Monday, July 28, 2014

More Time for Thinking?.... or Just More Cat Videos?

What could a memory machine do?  
This was the question that Vannevar Bush asked when he proposed the memex.


Vannervar Bush wearing
head-mounted infovore machine
from Atlantic Monthly (1945), vol. 176
Bush proposed a new system for organizing information in his article, ”As We May Think” which was first published 69 years ago this July. This system is linked to the beginning of hypertext and the Internet.
Bush stated, “Wholly new forms of encyclopedias will appear, ready-made with a mesh of associative trails running through them, ready to be dropped into the memex and there amplified…a device in which an individual stores all his books, records, and communications…it is an enlarged intimate supplement to his memory” (Bush, 2006). Does this remind you of the Internet in a primitive way?


Bush described this information organization devise, the memex as:
From Life magazine, (1945) vol. 19, no. 11, p. 123
“…a desk, [that] can…be operated from a distance…the top [is]…slanting translucent screens, on which material can be projected for convenient reading.  There is a keyboard, and sets of buttons and levers….” (Bush,1945).
Does that sound like a desk-top computer, your personal laptop, or even, perhaps, your smart phone?!

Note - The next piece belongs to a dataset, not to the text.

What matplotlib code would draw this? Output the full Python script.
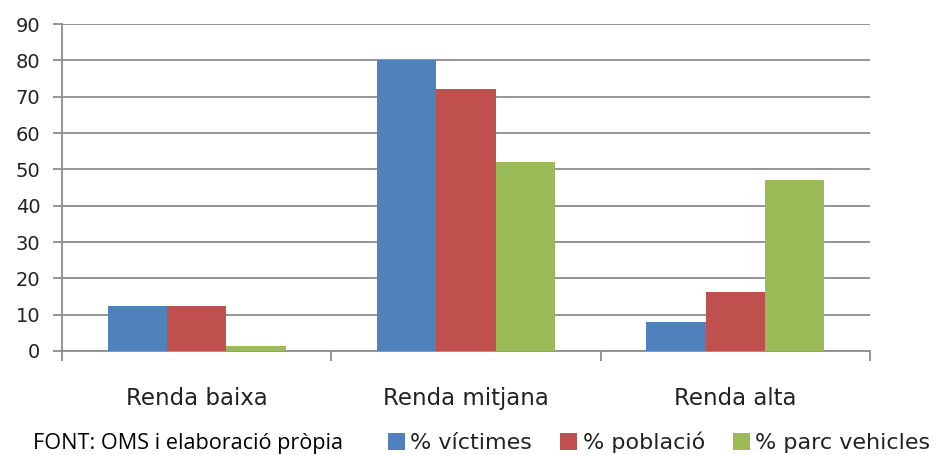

The part of Bush’s article that often gets overlooked is Bush’s underlying reason for creating the memex.  Bush hoped to use the memex to cut down on the time it took to do good research which, in turn, would leave more time for deep thinking which Bush called “mature thought” (Levy, 2007).  Do we really have more time for thinking through the use of our “mechanical indexes” or do we just choose to skip the “deep thought” part in order to watch another cat video?  What do you think?

References:
Bush, V. (1945). As we may think. The Atlantic Monthly, 176, 101-108.
Bush, V. (2006). As we may think. The Atlantic Monthly, 298(2), 55-58.
Levy, D. M. (2007). No time to think: Reflections on information technology and contemplative scholarship,  Ethics and Information Technology, 9, 237-249.